И музыку вынужден слушать чужую.

Такие стихи требуют повторного прочтения. И не потому, что не понятны, а потому, что хороши. Но и после повторного прочтения останется загадкой: как это сделано? Как стихи появились, выросли? Где поэт нашёл слова? Только ли у железнодорожного полотна?.. Но эти мысли мимолётны: читая настоящие стихи, не возникает никакой охоты «разбирать их по косточкам». Просто: читаешь – и радуешься, радуешься этому «горькому хлебу».

Опять приходишь ты, ступая
Невнятно, кротко –
Поэзия, – моя скупая,
Чужая тётка.

Что мне делить с тобою?.. Горек
С любого бока
Твой хлеб, и только тем и дорог,
Что он – от Бога…

Вот как! Тонко – да не рвётся, хрупкое – да не ломается, крепкое – но не железное, а живое! Это, конечно, завидное счастье – уметь себя выразить: уметь из провалённой ли ямы жизни или с её  возвышенности достать до звёзд поэзии.
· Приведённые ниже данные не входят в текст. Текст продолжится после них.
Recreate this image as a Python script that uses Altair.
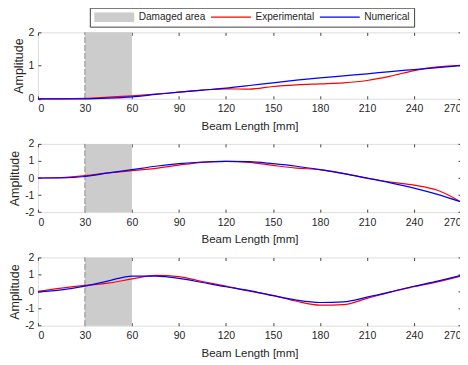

Ни тепла не прошу, ни покоя,
Пусть и холод наступит, но – твой.
Пусть ненастье твоё всеблагое
Над моей прошумит головой.

Реют тучи, как хищные птицы,
Дождь стучит и стучит по окну, –
Но ненастье твоё – как затишье,
И твой холод подобен огню…

«Затишье – птицы» - смелая рифмовка? Но, во-первых, перед словом «птицы» стоит слово «хищные», что придаёт более созвучности, а во-вторых, смелых рифм у Сорочкина немало: твои – травы; ушко – ушло; затворя – твоя; моего – молоко – легко; неги – в небе; иначе – наше….. Смелость эта оправдана: она берёт сердца в полон. А всё потому, что перед тем, как обратить внимание на рифму, читатель покоряется красоте и содержательности строк. К тому же рифмовка эта хотя и смелая, но – до определённых границ. Стихи не перестают быть стихами и даже наоборот: они неожиданны и, значит, – интересны. Да и не злоупотребляет такими рифмами поэт, хотя их и немало.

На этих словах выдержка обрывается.